La situation du développement de l'informatique dans les entreprises prend donc un tour passblement cahotique. D'autant qu'on lui propose aussi d'absorber l'EDI (Echange de donénes informatisé, habit nouveau de projets anciens, qu'on envisage au départ de rentabliser par simple économie de timbres-poste, pour s'apercevoir assez vite que sa vraie utilisation ne prend sens qu'après une reprise de fond en comble des applications principales, notamment de gestion de production et de gestion financière). On lui porpose aussi d'absorber une nouvelle vague d'intelligence artificielle, lancée en 1982 notamment sous l'influence de Laurière  et Gondran à l'EDF.  D'ajouter le son à ses interfaces utilisateur (on s'aperçoit que c'est très difficile à mettre en pratique efficacement, même si les problèmes techniques de base sont résolus et pour un coût très raisonnable).

Pendant ce temps, la recherche sur les systèmes d'information a pratiquement cessé de vivre.

Pour des raisons psychologiques : Inforsid, les aspects humains se perdent dans une systémique plus philosophique que pragmatque, les informaticiens sont bloqués (y compris les constructeurs, quoique Warnier chez Bull), échec des méthodes participatives

Pour des raisons techniques : la micro-informatique secoue trop les entreprises et leur système pour qu'on puise les employer rationnellement... Ou, plus équitablement, que le rythme de l'évolution technologique est devenu définitivement incompatible avec les inerties naturelles des processus de formation universitaires.

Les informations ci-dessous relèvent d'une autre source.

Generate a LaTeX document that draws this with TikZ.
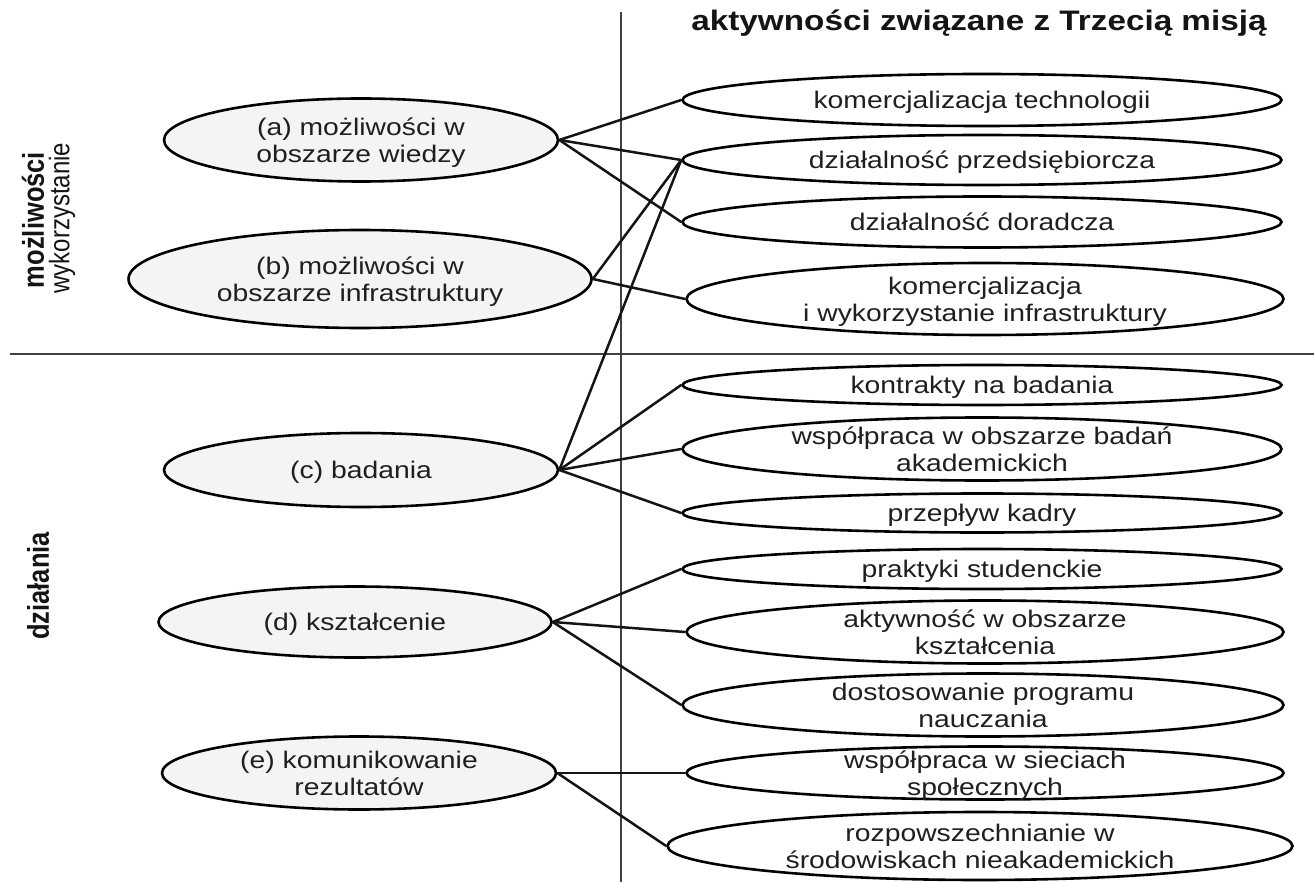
\documentclass[tikz,border=0pt]{standalone}
\usepackage{fontspec}
\setmainfont{Liberation Sans}[FakeStretch=1.18]
\newfontfamily\plainsans{Liberation Sans}
\usetikzlibrary{shapes.geometric}
\newcommand{\ctxt}[1]{\makebox[0pt]{\raisebox{-0.4em}{\begin{tabular}{@{}c@{}}#1\end{tabular}}}}
\newcommand{\vstretch}[1]{\scalebox{1}[1.18]{#1}}
\tikzset{
  bubble/.style={ellipse, draw=black, line width=2.6pt, inner sep=0pt,
    text height=0pt, text depth=0pt, text=black!88,
    font=\fontsize{24}{27.5}\selectfont},
  lft/.style={bubble, fill=gray!9},
  rgt/.style={bubble, fill=white},
  conn/.style={line width=2.5pt, black!92},
  divider/.style={line width=1.3pt, black!75},
  sidelab/.style={rotate=90, text=black!92},
}
\begin{document}
\begin{tikzpicture}[x=1pt,y=-1pt]
\fill[white] (0,0) rectangle (1314,882);
\useasboundingbox (0,0) rectangle (1314,882);
% dividers
\coordinate (vtop) at (621,12);
\coordinate (vbot) at (621,882);
\coordinate (hl) at (10,354);
\coordinate (hr) at (1314,354);
\draw[divider] (vtop) -- (vbot);
\draw[divider] (hl) -- (hr);
% title and side labels
\node[anchor=base, font=\bfseries\fontsize{28.2}{31}\selectfont, text=black!92] (title) at (979,31) {aktywności związane z Trzecią misją};
\node[sidelab, font=\plainsans\bfseries\fontsize{25.5}{28}\selectfont] (lab1) at (33,220) {\vstretch{możliwości}};
\node[sidelab, font=\plainsans\fontsize{24}{27}\selectfont] (lab2) at (62,218) {\vstretch{wykorzystanie}};
\node[sidelab, font=\plainsans\bfseries\fontsize{25.5}{28}\selectfont] (lab3) at (38,586) {\vstretch{działania}};
% left ellipses
\node[lft, minimum width=394pt, minimum height=83pt] (a) at (361,140) {\ctxt{(a) możliwości w\\obszarze wiedzy}};
\node[lft, minimum width=463pt, minimum height=98pt] (b) at (360,279) {\ctxt{(b) możliwości w\\obszarze infrastruktury}};
\node[lft, minimum width=394pt, minimum height=74pt] (c) at (361,470) {\ctxt{(c) badania}};
\node[lft, minimum width=393pt, minimum height=71pt] (d) at (355,622) {\ctxt{(d) kształcenie}};
\node[lft, minimum width=394pt, minimum height=73pt] (e) at (359,773) {\ctxt{(e) komunikowanie\\rezultatów}};
% right ellipses
\node[rgt, minimum width=599pt, minimum height=52pt] (kt) at (982,100) {\ctxt{komercjalizacja technologii}};
\node[rgt, minimum width=599pt, minimum height=50pt] (dp) at (982,160) {\ctxt{działalność przedsiębiorcza}};
\node[rgt, minimum width=599pt, minimum height=51pt] (dd) at (982,222) {\ctxt{działalność doradcza}};
\node[rgt, minimum width=597pt, minimum height=72pt] (ki) at (985,299) {\ctxt{komercjalizacja\\i wykorzystanie infrastruktury}};
\node[rgt, minimum width=599pt, minimum height=40pt] (kb) at (982,385) {\ctxt{kontrakty na badania}};
\node[rgt, minimum width=599pt, minimum height=63pt] (wb) at (982,449) {\ctxt{współpraca w obszarze badań\\akademickich}};
\node[rgt, minimum width=599pt, minimum height=39pt] (pk) at (982,513) {\ctxt{przepływ kadry}};
\node[rgt, minimum width=599pt, minimum height=40pt] (ps) at (982,569) {\ctxt{praktyki studenckie}};
\node[rgt, minimum width=597pt, minimum height=63pt] (ak) at (985,632) {\ctxt{aktywność w obszarze\\kształcenia}};
\node[rgt, minimum width=601pt, minimum height=63pt] (dpn) at (983,705) {\ctxt{dostosowanie programu\\nauczania}};
\node[rgt, minimum width=597pt, minimum height=53pt] (ws) at (985,773) {\ctxt{współpraca w sieciach\\społecznych}};
\node[rgt, minimum width=625pt, minimum height=68pt] (rs) at (980,846) {\ctxt{rozpowszechnianie w\\środowiskach nieakademickich}};
% connectors
\draw[conn] (a.east) -- (kt.west);
\draw[conn] (a.east) -- (dp.west);
\draw[conn] (a.east) -- (dd.west);
\draw[conn] (b.east) -- (dp.west);
\draw[conn] (b.east) -- (ki.west);
\draw[conn] (c.east) -- (dp.west);
\draw[conn] (c.east) -- (kb.west);
\draw[conn] (c.east) -- (wb.west);
\draw[conn] (c.east) -- (pk.west);
\draw[conn] (d.east) -- (ps.west);
\draw[conn] (d.east) -- (ak.west);
\draw[conn] (d.east) -- (dpn.west);
\draw[conn] (e.east) -- (ws.west);
\draw[conn] (e.east) -- (rs.west);
\end{tikzpicture}
\end{document}
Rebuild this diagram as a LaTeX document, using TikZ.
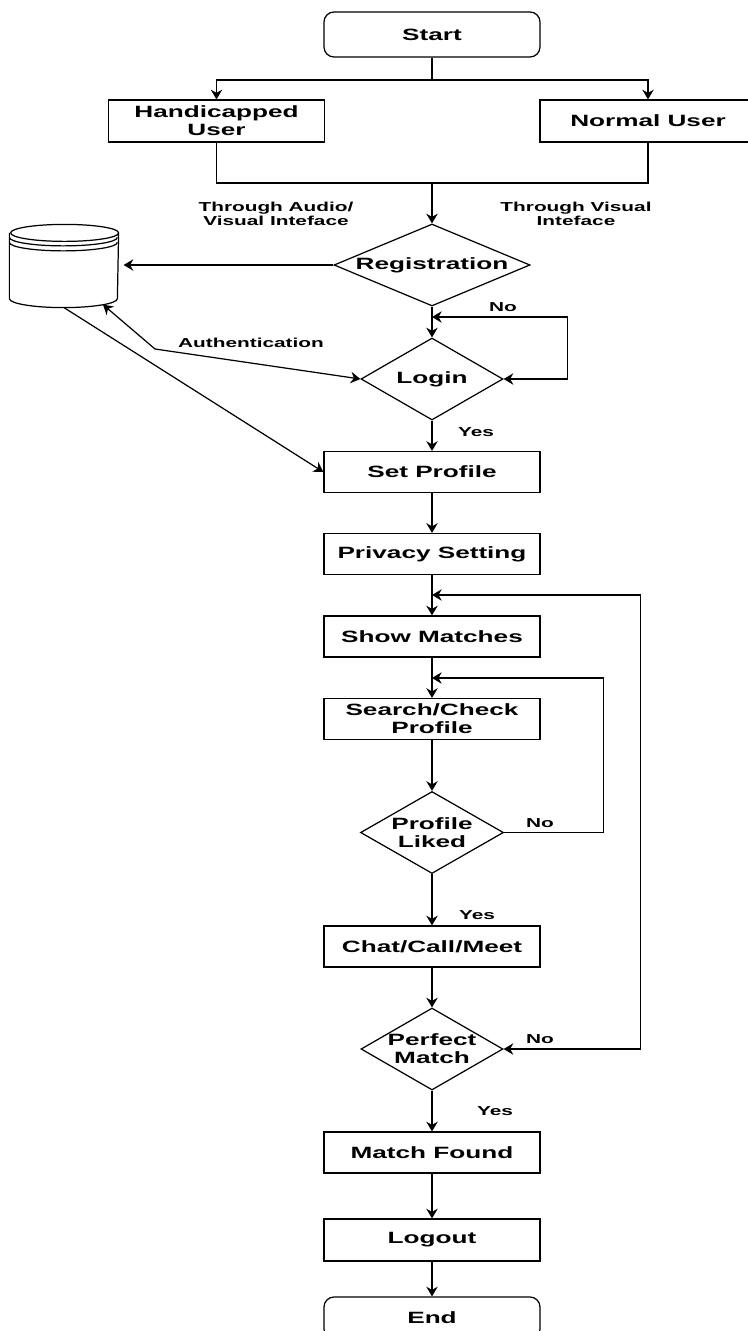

Et les gouvernements, qu'ils se désintéressent de l'informatique comme celui d'Alain Juppé (qui ferme le Ciiba) ou de Lionel Jospin (bien au courant et porteur d'un discours positif) ne sont plus en mesure de faire autre chose que des initiatives à plus ou moins grand spectacle (Entretiens d'Hourtin, et aux Etats-Unis, grandes gesticulations autour de Cals, puis des autoroutes de l'information);

Au passage,  notons la grande poussée du Japon, (Tsukuba, 5e génération, projet Tron etc.), puis son incapacité à se placer au niveau des grands standards (systèmes d'exploitation, bases de données, protocoles de télécommunications) et son repli sur des domaines sans doute rentables mais secondaires (machines compatibles, périphériques, copieurs...). Où allons-nous?